Affaires
Les économistes istiqlaliens regrettent la stagnation de l’investissement étatique pour 2011
Ils estiment que le niveau actuel de l’endettement du Trésor offre des marges de manÅ“uvre pour une politique plus volontariste en matière d’investissement.
Entre 2007 et 2010, l’investissement du budget général a pourtant augmenté de 107,7 %.

Le projet de Loi de finances 2010, qui repasse une dernière fois à la Chambre des représentants après avoir été voté par les conseillers, suscite moult commentaires et même parfois des critiques assez appuyées. Ce n’est certes pas nouveau, tant un texte comme la Loi de finances comporte des enjeux énormes à la fois sur les personnes, sur les entreprises et, au bout du compte, sur la collectivité. La nouveauté, en revanche, vient du fait que ces critiques émanent de personnalités appartenant à la majorité et même au parti pivot de la majorité, c’est-à-dire l’Istiqlal. L’Alliance des économistes istiqlaliens (AEI), lors de sa réunion du 18 décembre à Casablanca, s’est en effet livrée à une analyse assez complète du projet de Loi de finances 2011 et a formulé des critiques suivies de propositions dont deux au moins méritent d’être rappelées : celle relative à l’investissement et celle liée à la fiscalité.
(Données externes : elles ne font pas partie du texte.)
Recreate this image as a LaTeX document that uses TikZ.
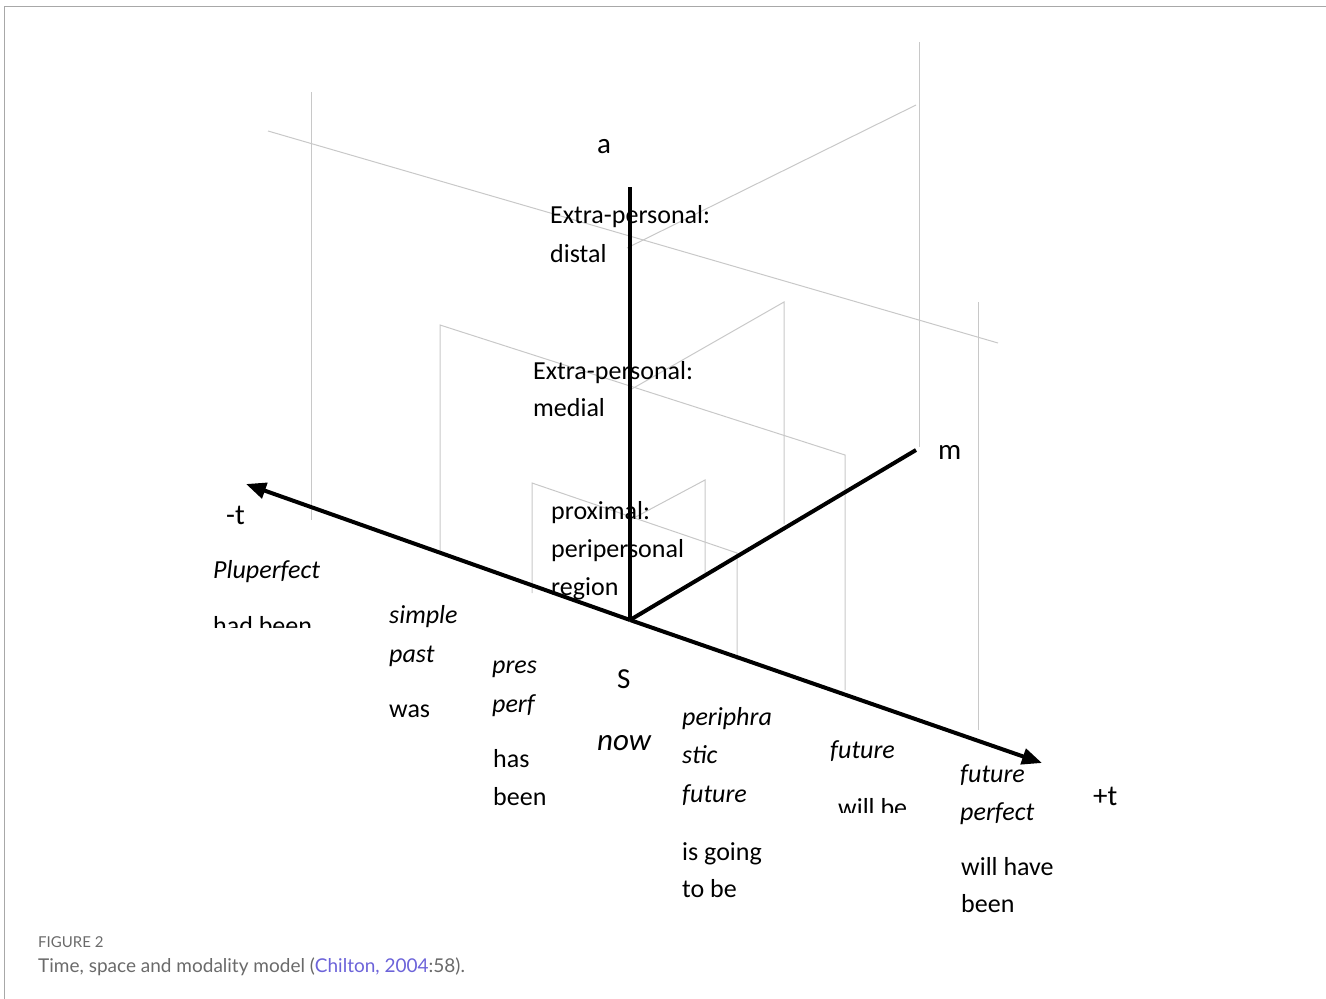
\documentclass[tikz,border=0pt]{standalone}
\usepackage{fontspec}
\setmainfont{Carlito}
\newfontfamily\capfont{Lato}
\usetikzlibrary{arrows.meta}
\definecolor{gridgray}{HTML}{C8C8C8}
\definecolor{framegray}{HTML}{A8A8A8}
\definecolor{capgray}{HTML}{6A6A6A}
\definecolor{linkblue}{HTML}{6C63D9}
\begin{document}
\begin{tikzpicture}[x=1pt,y=-1pt,
  grid/.style={draw=gridgray, line width=1pt},
  axis/.style={draw=black, line width=4pt},
  axisarrow/.style={axis, -{Triangle[length=20pt,width=16pt]}},
  lbl/.style={anchor=base west, inner sep=0pt, font=\fontsize{26}{30}\selectfont},
  ilbl/.style={lbl, font=\fontsize{26}{30}\selectfont\itshape},
  axlbl/.style={anchor=base west, inner sep=0pt, font=\fontsize{29}{32}\selectfont}
]
\useasboundingbox (0,0) rectangle (1326,999);
% frame
\draw[framegray, line width=1.5pt] (4.5,999) -- (4.5,6.5) -- (1326,6.5);

% distal plane
\draw[grid] (311,92) -- (311,520);
\draw[grid] (268,131) -- (998,343);
\draw[grid] (627,248) -- (916,105);
\draw[grid] (919,42) -- (919,447);
\draw[grid] (978,302) -- (978,730);
% medial plane
\draw[grid] (440,553) -- (440,325) -- (845,455) -- (845,690);
\draw[grid] (630,390) -- (784,302) -- (784,524);
% proximal plane
\draw[grid] (532,593) -- (532,483) -- (737,553) -- (737,660);
\draw[grid] (630,520) -- (705,480) -- (705,573);

% axes
\coordinate (S) at (630,620);
\coordinate (A) at (630,187);
\coordinate (M) at (916,450);
\coordinate (Tm) at (246,484);
\coordinate (Tp) at (1042,763);
\draw[axis] (S) -- (A);
\draw[axis] (S) -- (M);
\draw[axisarrow] (S) -- (Tm);
\draw[axisarrow] (S) -- (Tp);

% axis labels
\node[axlbl] (la) at (597,153) {a};
\node[axlbl] (lm) at (938,459) {m};
\node[axlbl] (ltm) at (226,524) {-t};
\node[axlbl] (ltp) at (1093,805) {+t};
\node[axlbl] (lS) at (617,688) {S};

% space labels
\node[lbl] (d1) at (550,223) {Extra-personal:};
\node[lbl] (d2) at (550,262) {distal};
\node[lbl] (m1) at (533,379) {Extra-personal:};
\node[lbl] (m2) at (533,416) {medial};
\node[lbl] (p1) at (551,519) {proximal:};
\node[lbl] (p2) at (551,557) {peripersonal};
\node[lbl] (p3) at (551,595) {region};

% tense labels
\node[ilbl] (plu) at (213,578) {Pluperfect};
\begin{scope}
\clip (200,600) rectangle (340,627);
\node[lbl] (hadbeen) at (213,634) {had been};
\end{scope}
\node[ilbl] (sp1) at (389,623) {simple};
\node[ilbl] (sp2) at (389,662) {past};
\node[lbl] (was) at (389,717) {was};
\node[ilbl] (pp1) at (492,673) {pres};
\node[ilbl] (pp2) at (492,712) {perf};
\node[lbl] (has1) at (493,767) {has};
\node[lbl] (has2) at (493,805) {been};
\node[anchor=base west, inner sep=0pt, font=\fontsize{31}{34}\selectfont\itshape] (now) at (597,750) {now};
\node[ilbl] (pf1) at (682,725) {periphra};
\node[ilbl] (pf2) at (682,763) {stic};
\node[ilbl] (pf3) at (682,802) {future};
\node[lbl] (ig1) at (682,860) {is going};
\node[lbl] (ig2) at (682,897) {to be};
\node[ilbl] (fut) at (830,758) {future};
\begin{scope}
\clip (820,790) rectangle (930,812.5);
\node[lbl] (willbe) at (838,816) {will be};
\end{scope}
\node[ilbl] (fp1) at (960,782) {future};
\node[ilbl] (fp2) at (960,820) {perfect};
\node[lbl] (wh1) at (961,875) {will have};
\node[lbl] (wh2) at (961,912) {been};

% caption
\node[anchor=base west, inner sep=0pt, font=\capfont\fontsize{15}{18}\selectfont, text=capgray] (fig) at (38,947) {FIGURE 2};
\node[anchor=base west, inner sep=0pt, font=\capfont\fontsize{19}{22}\selectfont, text=capgray] (cap) at (38,972) {Time, space and modality model (\textcolor{linkblue}{Chilton, 2004}:58).};
\end{tikzpicture}
\end{document}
Tout en notant que l’investissement public a augmenté d’environ 2,5% en passant de 163 milliards de DH en 2010 à 167 milliards en 2011, les économistes istiqlaliens regrettent que l’investissement du Budget général soit stabilisé au même niveau que celui de l’actuel exercice, soit quelque 54 milliards de DH. Considérant, à juste titre, que la croissance économique du pays a été portée, ces dernières années, entre autres et principalement, par l’investissement, en particulier l’investissement dans les infrastructures, l’AEI attire l’attention sur «la nécessité de reprendre la croissance de l’investissement public en infrastructures (…)». D’autant que, argumente-t-elle, la conjoncture est venue mettre un coup de frein brutal aux grands chantiers de production de logements économiques et d’infrastructures touristiques.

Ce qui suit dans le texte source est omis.